Saturday 23 July 2005

Our booming "job" market

There was fascinating letter in yesterday's Scotsman:
Recent reports have highlighted the number of public sector jobs in Scotland. On 16 July, you reported that one in four people are employed in the public sector, more than in any other western nation.

The Scottish Executive defence is: "Since 2002 the number of people working in the public sector has gone up by [only] 27,600, while the private sector has increased by 58,400."

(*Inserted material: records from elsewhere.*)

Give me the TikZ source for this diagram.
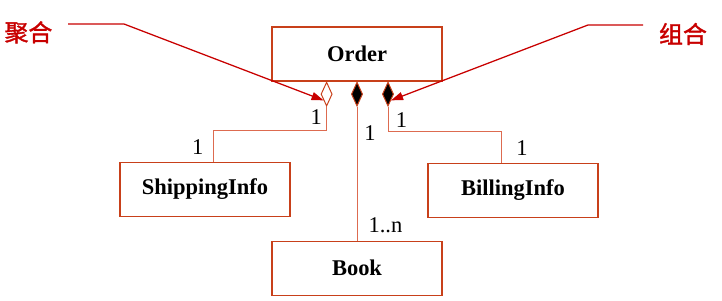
\documentclass[tikz,border=0pt]{standalone}
\usepackage{fontspec}
\setmainfont{Liberation Serif}
\newfontfamily\cjk{Noto Sans CJK SC}[FakeBold=1.5]
\usetikzlibrary{positioning, arrows.meta, shapes.geometric}

\definecolor{boxred}{HTML}{C8401A}
\definecolor{linkred}{HTML}{DD6B50}
\definecolor{notered}{HTML}{C80000}

\begin{document}
\begin{tikzpicture}[
    >=Stealth,
    class/.style={draw=boxred, line width=0.9pt, rectangle, minimum width=4.25cm, minimum height=1.35cm,
        font=\fontsize{16}{19}\selectfont\bfseries},
    hollow/.style={draw=boxred, line width=0.7pt, diamond, fill=white, minimum width=0.28cm, minimum height=0.6cm, inner sep=0pt},
    solid/.style={hollow, fill=black},
    link/.style={draw=linkred, line width=0.7pt},
    mult/.style={font=\fontsize{16}{19}\selectfont, inner sep=0pt},
    note/.style={draw=notered, line width=0.9pt, -{Triangle[length=0.3cm, width=0.2cm]}},
    notetext/.style={text=notered, font=\fontsize{17}{20}\selectfont\cjk},
]
\useasboundingbox (0,0) rectangle (18.05,7.5);

% Classes
\node[class] (order) at (8.925,6.15) {Order};
\node[class, below=2cm of order, xshift=-3.8cm] (ship) {ShippingInfo};
\node[class, below=2.025cm of order, xshift=3.9cm] (bill) {BillingInfo};
\node[class, below=3.975cm of order] (book) {Book};

% Aggregation / composition ends on Order
\node[hollow, anchor=north] (aggr) at ([xshift=-0.76cm]order.south) {};
\node[solid, anchor=north] (comp) at (order.south) {};
\node[solid, anchor=north] (compb) at ([xshift=0.775cm]order.south) {};

% Associations
\draw[link] (aggr.south) -- ++(0,-0.6) -| ([xshift=0.2cm]ship.north);
\draw[link] (comp.south) -- (book.north);
\draw[link] (compb.south) -- ++(0,-0.625) -| ([xshift=-0.28cm]bill.north);

% Multiplicities
\node[mult] (m1) at ([xshift=-0.26cm, yshift=-0.25cm]aggr.south) {1};
\node[mult] (m2) at ([xshift=-0.18cm, yshift=0.36cm]ship.north) {1};
\node[mult] (m3) at ([xshift=0.325cm, yshift=-0.66cm]comp.south) {1};
\node[mult] (m4) at ([xshift=0.71cm, yshift=0.39cm]book.north) {1..n};
\node[mult] (m5) at ([xshift=0.34cm, yshift=-0.34cm]compb.south) {1};
\node[mult] (m6) at ([xshift=0.225cm, yshift=0.36cm]bill.north) {1};

% Notes
\node[notetext] (juhe) at (0.71,6.69) {聚合};
\node[notetext] (zuhe) at (17.075,6.65) {组合};
\coordinate (juhestart) at (1.7,6.9);
\coordinate (zuhestart) at (16.075,6.875);
\draw[note] (juhestart) -- ++(1.4,0) -- (aggr.south west);
\draw[note] (zuhestart) -- ++(-1.375,0) -- (compb.south east);

\end{tikzpicture}
\end{document}
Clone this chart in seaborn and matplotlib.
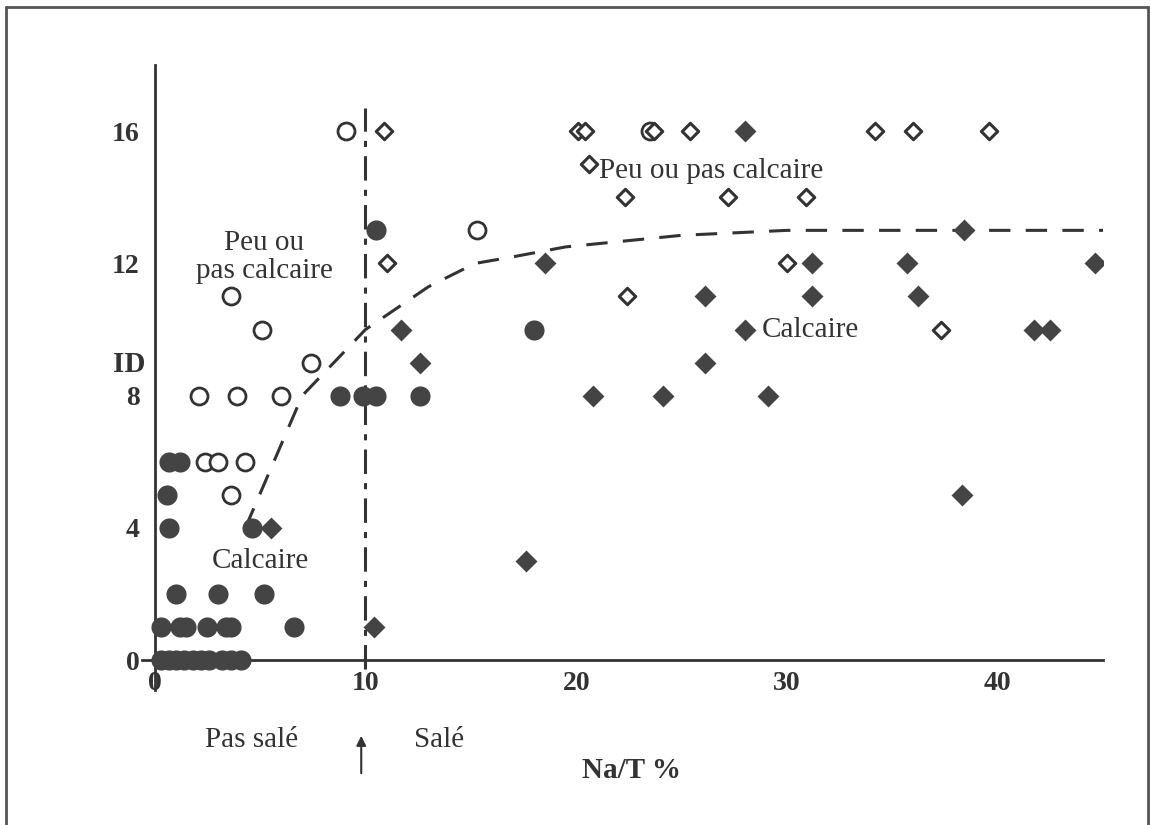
import numpy as np
import pandas as pd
import seaborn as sns
import matplotlib.pyplot as plt
from matplotlib.lines import Line2D

# calcaire, pas salé (filled circles)
cal_ns_x = [0.3, 0.7, 1.0, 1.4, 1.8, 2.2, 2.6, 3.2, 3.6, 4.1,
            0.3, 1.2, 1.5, 2.5, 3.4, 3.6, 6.6,
            1.0, 3.0, 5.2,
            0.7, 4.6, 0.6, 0.7, 1.2,
            8.8, 9.9, 10.5, 12.6, 18.0, 10.5]
cal_ns_y = [0, 0, 0, 0, 0, 0, 0, 0, 0, 0,
            1, 1, 1, 1, 1, 1, 1,
            2, 2, 2,
            4, 4, 5, 6, 6,
            8, 8, 8, 8, 10, 13]
# peu ou pas calcaire, pas salé (open circles)
pc_ns_x = [3.6, 2.4, 3.0, 4.3, 2.1, 3.9, 6.0, 7.4, 5.1, 3.6, 15.3, 9.1, 23.5]
pc_ns_y = [5, 6, 6, 6, 8, 8, 8, 9, 10, 11, 13, 16, 16]
# calcaire, salé (filled diamonds)
cal_s_x = [10.4, 17.6, 5.5, 38.3, 20.8, 24.1, 29.1, 12.6, 26.1, 11.7, 28.0, 41.7, 42.5,
           26.1, 31.2, 36.2, 18.5, 31.2, 35.7, 44.6, 38.4, 28.0]
cal_s_y = [1, 3, 4, 5, 8, 8, 8, 9, 9, 10, 10, 10, 10,
           11, 11, 11, 12, 12, 12, 12, 13, 16]
# peu ou pas calcaire, salé (open diamonds)
pc_s_x = [37.3, 22.4, 11.0, 30.0, 22.3, 27.2, 30.9, 20.6,
          10.9, 20.1, 20.4, 23.7, 25.4, 34.2, 36.0, 39.6]
pc_s_y = [10, 11, 12, 12, 14, 14, 14, 15,
          16, 16, 16, 16, 16, 16, 16, 16]

# limit curve (dashed) and salinity threshold (dash-dot)
curve_x = [4.3, 7.0, 10.0, 13.0, 15.2, 17.0, 19.5, 25.0, 30.0, 45.0]
curve_y = [4.0, 8.0, 10.0, 11.3, 12.0, 12.2, 12.5, 12.85, 13.0, 13.0]
seuil_x = [10.0, 10.0]
seuil_y = [-0.25, 16.7]

sns.set_style("white")
plt.rcParams['font.family'] = ['Liberation Serif', 'DejaVu Serif']

fig = plt.figure(figsize=(11.51, 8.25), dpi=100)
ax = fig.add_axes([0.1234, 0.1636, 0.835, 0.7576])

dark = '#444444'
sns.scatterplot(x=cal_ns_x, y=cal_ns_y, marker='o', s=210, color=dark,
                edgecolor=dark, linewidth=0, ax=ax, zorder=3, clip_on=False)
sns.scatterplot(x=pc_ns_x, y=pc_ns_y, marker='o', s=150, facecolor='white',
                edgecolor='#333333', linewidth=2.0, ax=ax, zorder=3)
sns.scatterplot(x=cal_s_x, y=cal_s_y, marker='D', s=125, color=dark,
                edgecolor=dark, linewidth=0, ax=ax, zorder=3)
sns.scatterplot(x=pc_s_x, y=pc_s_y, marker='D', s=70, facecolor='white',
                edgecolor='#333333', linewidth=2.2, ax=ax, zorder=3)

ax.plot(curve_x, curve_y, color='#333333', lw=2.2, dashes=(7, 5), zorder=2)
ax.plot(seuil_x, seuil_y, color='#333333', lw=2.2, dashes=(8, 3, 2, 3),
        zorder=2, clip_on=False)

ax.set_xlim(-0.6, 45)
ax.set_ylim(-0.9, 18.0)
for side in ['top', 'right']:
    ax.spines[side].set_visible(False)
ax.spines['left'].set_position(('data', 0))
ax.spines['bottom'].set_position(('data', 0))
for side in ['left', 'bottom']:
    ax.spines[side].set_color('#333333')
    ax.spines[side].set_linewidth(2)
ax.set_xticks([0, 10, 20, 30, 40])
ax.set_yticks([0, 4, 8, 12, 16])
ax.tick_params(direction='inout', length=16, width=1.5, color='#333333',
               labelsize=20, labelcolor='#333333')
ax.tick_params(axis='x', pad=0)
ax.tick_params(axis='y', pad=3)
for lab in ax.get_xticklabels() + ax.get_yticklabels():
    lab.set_fontweight('bold')

tk = dict(fontsize=21, color='#333333')
ax.text(5.2, 12.2, "Peu ou\npas calcaire", ha='center', va='center',
        linespacing=1.1, **tk)
ax.text(5.0, 3.0, "Calcaire", ha='center', va='center', **tk)
ax.text(21.1, 14.8, "Peu ou pas calcaire", ha='left', va='center', **tk)
ax.text(28.8, 10.0, "Calcaire", ha='left', va='center', **tk)
ax.text(4.6, -2.42, "Pas salé", ha='center', va='center', clip_on=False, **tk)
ax.text(13.5, -2.42, "Salé", ha='center', va='center', clip_on=False, **tk)
ax.text(22.6, -3.33, "Na/T %", ha='center', va='center', fontweight='bold',
        clip_on=False, **tk)
ax.text(-1.2, 8.94, "ID", ha='center', va='center', fontweight='bold',
        clip_on=False, **tk)
ax.annotate("", xy=(9.8, -2.2), xytext=(9.8, -3.5),
            arrowprops=dict(arrowstyle='-|>', color='#333333', lw=1.5,
                            mutation_scale=14), annotation_clip=False)

# frame around the figure
for xs, ys in [([0.005, 0.005], [0.0, 0.991]), ([0.005, 0.997], [0.991, 0.991]),
               ([0.997, 0.997], [0.0, 0.991])]:
    fig.add_artist(Line2D(xs, ys, color='#555555', lw=2))

fig.savefig("out.png", dpi=100)
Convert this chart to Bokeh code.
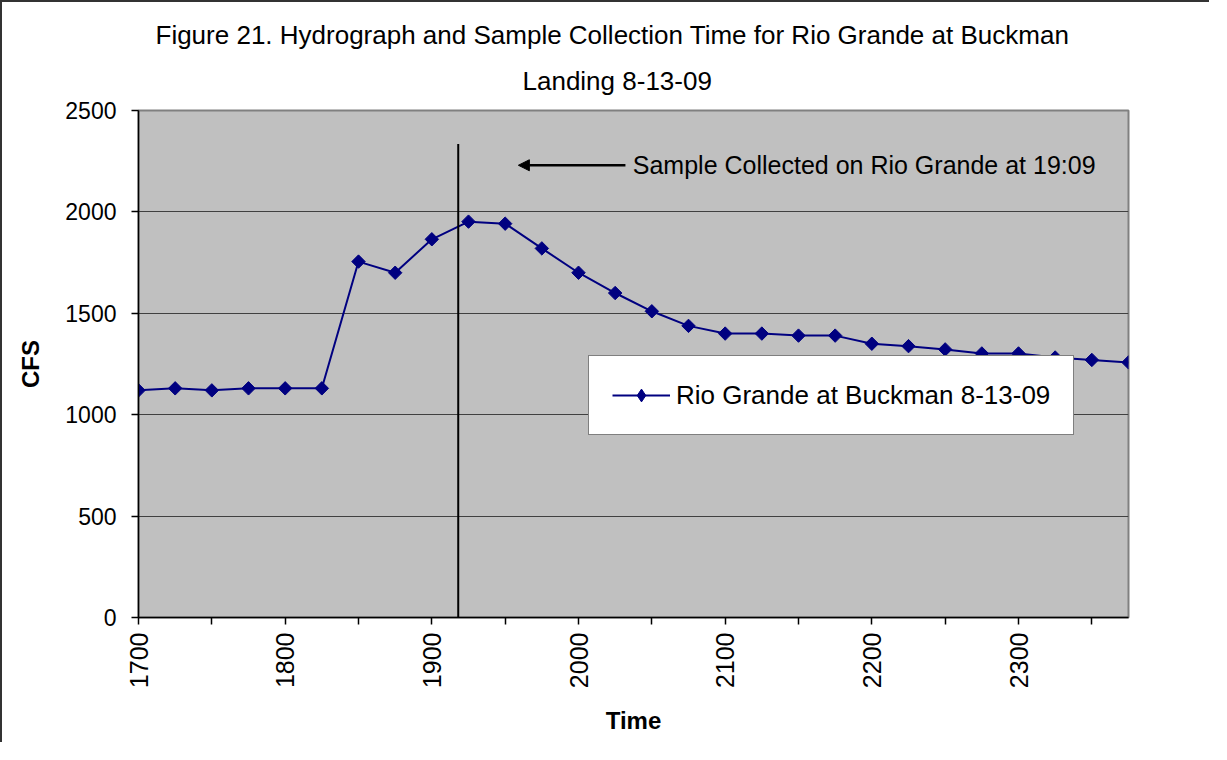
import math
from bokeh.plotting import figure
from bokeh.models import (Range1d, FixedTicker, Label, Arrow, NormalHead, Title,
                          Legend, LegendItem, ColumnDataSource)
from bokeh.embed import file_html
from bokeh.resources import INLINE

# ---------------- data ----------------
TIME = [1700, 1725, 1750, 1775, 1800, 1825, 1850, 1875, 1900, 1925,
        1950, 1975, 2000, 2025, 2050, 2075, 2100, 2125, 2150, 2175,
        2200, 2225, 2250, 2275, 2300, 2325, 2350, 2375]
CFS = [1120, 1130, 1120, 1130, 1130, 1130, 1755, 1700, 1865, 1952,
       1942, 1820, 1700, 1600, 1510, 1438, 1400, 1400, 1390, 1390,
       1350, 1338, 1322, 1302, 1302, 1282, 1270, 1258]

X_TICKS = [1700, 1750, 1800, 1850, 1900, 1950, 2000, 2050, 2100, 2150,
           2200, 2250, 2300, 2350]
X_TICK_LABELS = ["1700", "", "1800", "", "1900", "", "2000", "", "2100", "",
                 "2200", "", "2300", ""]
Y_TICKS = [0, 500, 1000, 1500, 2000, 2500]

SAMPLE_TIME = 1918
SAMPLE_LINE_BOTTOM = 0
SAMPLE_LINE_TOP = 2335
ARROW_Y = 2230
ARROW_START = 2032
ARROW_END = 1959
NOTE_X = 2037

TITLE_LINE1 = "Figure 21. Hydrograph and Sample Collection Time for Rio Grande at Buckman"
TITLE_LINE2 = "Landing 8-13-09"
SERIES_NAME = "Rio Grande at Buckman 8-13-09"
NOTE_TEXT = "Sample Collected on Rio Grande at 19:09"
X_LABEL = "Time"
Y_LABEL = "CFS"

FONT = "Liberation Sans"
NAVY = "#000080"

# ---------------- figure ----------------
p = figure(width=1209, height=742, output_backend="svg", toolbar_location=None,
           x_range=Range1d(1700, 2375), y_range=Range1d(0, 2500),
           min_border_left=136, min_border_right=83,
           min_border_top=108, min_border_bottom=127)
p.styles = {"border-left": "2px solid #333333", "border-top": "2px solid #333333"}

p.background_fill_color = "#c0c0c0"
p.border_fill_color = "white"
p.outline_line_color = "#808080"
p.outline_line_width = 2

p.xgrid.visible = False
p.ygrid.ticker = FixedTicker(ticks=Y_TICKS)
p.ygrid.grid_line_color = "#404040"
p.ygrid.grid_line_width = 1

# title: second line first (closest to the frame), then the first line above it
p.add_layout(Title(text=TITLE_LINE2, align="left", offset=384, standoff=29,
                   text_font=FONT, text_font_size="26px", text_font_style="normal",
                   text_color="black"), "above")
p.add_layout(Title(text=TITLE_LINE1, align="left", offset=17, standoff=0,
                   text_font=FONT, text_font_size="26px", text_font_style="normal",
                   text_color="black"), "above")

# axes
p.xaxis.ticker = FixedTicker(ticks=X_TICKS, minor_ticks=[])
p.xaxis.major_label_overrides = {t: lab for t, lab in zip(X_TICKS, X_TICK_LABELS)}
p.xaxis.major_label_orientation = math.pi / 2
p.yaxis.ticker = FixedTicker(ticks=Y_TICKS, minor_ticks=[])

for ax in (p.xaxis[0], p.yaxis[0]):
    ax.axis_line_color = "black"
    ax.axis_line_width = 1.5
    ax.major_tick_line_color = "black"
    ax.major_tick_line_width = 1.5
    ax.major_tick_out = 7
    ax.major_tick_in = 0
    ax.minor_tick_out = 0
    ax.minor_tick_in = 0
    ax.major_label_text_font = FONT
    ax.major_label_text_color = "black"
    ax.axis_label_text_font = FONT
    ax.axis_label_text_font_style = "bold"
    ax.axis_label_text_font_size = "24px"
    ax.axis_label_text_color = "black"

p.xaxis.major_label_text_font_size = "25px"
p.yaxis.major_label_text_font_size = "23px"
p.xaxis.major_label_standoff = 8
p.yaxis.major_label_standoff = 15
p.xaxis.axis_label = X_LABEL
p.yaxis.axis_label = Y_LABEL
p.xaxis.axis_label_standoff = 16
p.yaxis.axis_label_standoff = 18

# data series
src = ColumnDataSource(data=dict(time=TIME, cfs=CFS))
r_line = p.line("time", "cfs", source=src, line_color=NAVY, line_width=2)
r_pts = p.scatter("time", "cfs", source=src, marker="square", angle=math.pi / 4,
                  size=9.5, fill_color=NAVY, line_color=NAVY)
# diamond glyph used for the legend key (drawn inside the first point)
r_key = p.scatter(x=TIME[:1], y=CFS[:1], marker="diamond", size=8,
                  fill_color=NAVY, line_color=NAVY)

# sample collection line
p.segment(x0=[SAMPLE_TIME], y0=[SAMPLE_LINE_BOTTOM], x1=[SAMPLE_TIME], y1=[SAMPLE_LINE_TOP],
          line_color="black", line_width=2)

# arrow + note
p.add_layout(Arrow(end=NormalHead(size=11, fill_color="black", line_color="black"),
                   x_start=ARROW_START, y_start=ARROW_Y, x_end=ARROW_END, y_end=ARROW_Y,
                   line_color="black", line_width=2.5))
p.add_layout(Label(x=NOTE_X, y=ARROW_Y, text=NOTE_TEXT, text_font=FONT,
                   text_font_size="25px", text_baseline="middle", text_align="left",
                   text_color="black"))

# legend
legend = Legend(items=[LegendItem(label=SERIES_NAME, renderers=[r_line, r_key])],
                location=(450, 182), orientation="vertical",
                padding=23, margin=0, spacing=0,
                glyph_width=58, glyph_height=32, label_standoff=6,
                label_text_font=FONT, label_text_font_size="26px",
                label_text_color="black",
                border_line_color="black", border_line_width=1.5,
                background_fill_color="white", background_fill_alpha=1)
p.add_layout(legend, "center")

open("out.html", "w").write(file_html(p, INLINE))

I know that I shouldn't be surprised but one does wonder what planet these people are on. If the number of "public" sector jobs had increased at the same rate as those in the private sector the total would have been around 19,500 and not 27,600. Putting it another way, government jobs grew by 40% more than the number needed to keep them at the already ludicrously high level. I believe that I wrote some time ago that I was destined to be the last private sector worker in Scotland. Perhaps I'll even enjoy a flat tax rate: say, a million percent.

1 comment:

David Farrer said...

Comment made on previous template:

I wouldn't want to comment on whether the proportion of Scots in public employment was a good or bad thing. However, I'd point out that one reason for high public employment in Scotland compared with other Western countries is that a number of services are provided by the state sector in Scotland that are nominally private in other western countries. Most Western countries will have a "private" health service, even if, in most cases, it is publicly funded and heavily regulated. Sweden has private postal services; Denmark has mainly private fire services; England has private water services, and many more private schools than Scotland. The private finance initiative will produce jobs that are fully funded by the state, but appear as "private" in the quoted survey. The employees of Kilmarnock prison for instance will be excluded from the ranks of public employees. Surely the ideological debate should be about whether each service is best performed by the public sector or the private sector, rather than about the raw employment statistics?